N. Gregory Mankiw, a macroeconomist at Harvard, has written a working paper for the National Bureau of Economic Research called “A Skeptic’s Guide to Modern Monetary Theory”.One of the most striking criticisms he raises is that he worries MMT could have us fall into a feedback loop that would devastate our financial systems. According to MMT, this should not happen with proper fiscal policy, but he leads this into another large critique which perhaps should be taken seriously. The federal government as an apparatus is not the fastest thing in the world, and the economy moves pretty quickly by comparison. He concludes his paper by stating that while theoretically the government could act as an ultimate resource manager, in reality, this is probably too complex with all the bureaucratic layers involved. In other words, Mankiw does not seem to disdain the concept but sees it as ultimately impractical—one of those ideas that sounds good on paper but is too difficult to implement properly. This is where his concern about information seems more legitimate; if the government is over its inflation target and cannot act fast enough to reduce spending or raise taxes, the US dollar may become unstable.

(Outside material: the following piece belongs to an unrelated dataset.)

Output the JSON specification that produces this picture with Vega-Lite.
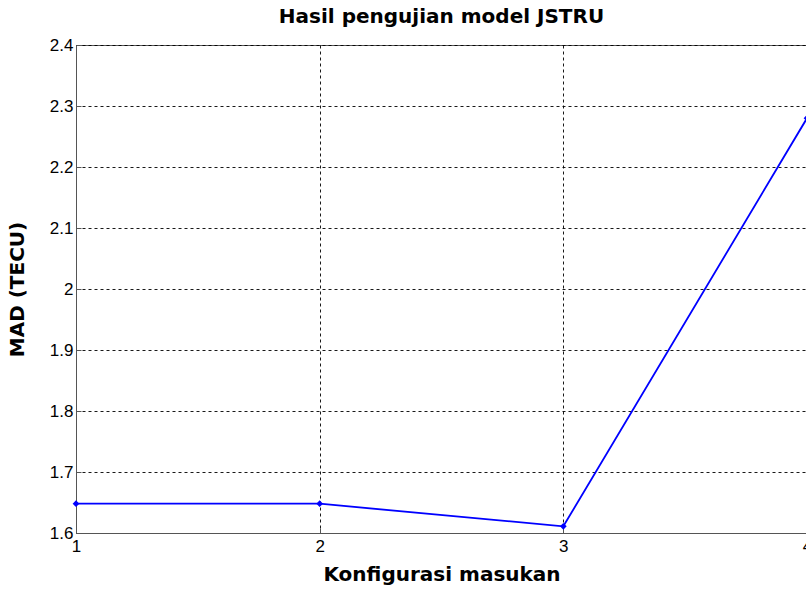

Gerald Epstein wrote an entire book critical of MMT. His critiques were not so much based in theory but more based on presentation and practical implementation. Epstein thinks that most MMT advocates encourage higher spending and deficits without specifying on what that money should be spent. This is a rather nebulous claim, so I do not think this one should be regarded too seriously. However, he does raise some legitimate points. Epstein believes that MMT is a privilege afforded to richer, more powerful countries and inherently barred from poor or developing nations. He says that rich countries whose currency is accepted internationally can run up large deficits without fear of consequence, but this is not something most of the world can claim. He also argues against creating low interest rates, as it can cause the financial sector to behave recklessly and stir up crises. In other words, if the interest rate is kept low, Wall Street may engage in more high-risk transactions that jeopardize the economy, just as they did in 2008. This is somewhat true, but MMT and regulating the financial sector are not contradictory issues. Indeed, tight regulatory mechanisms, low interest rates, and engaging in MMT are all possible simultaneously. But we should take heed of his warning and realize that the country perhaps should not engage in MMT before tightening laws on the financial sector. The final main critique Epstein makes of MMT is that while he thinks it could work in the United States, the window to use it is likely shrinking. The US dollar is a powerful currency, and because of its wide acceptance, the US can borrow cheaply when a crisis comes and still keep interest rates low. Yet this may not last forever. Epstein believes we are trending towards a multi-currency system, and when that happens, MMT will become less and less viable.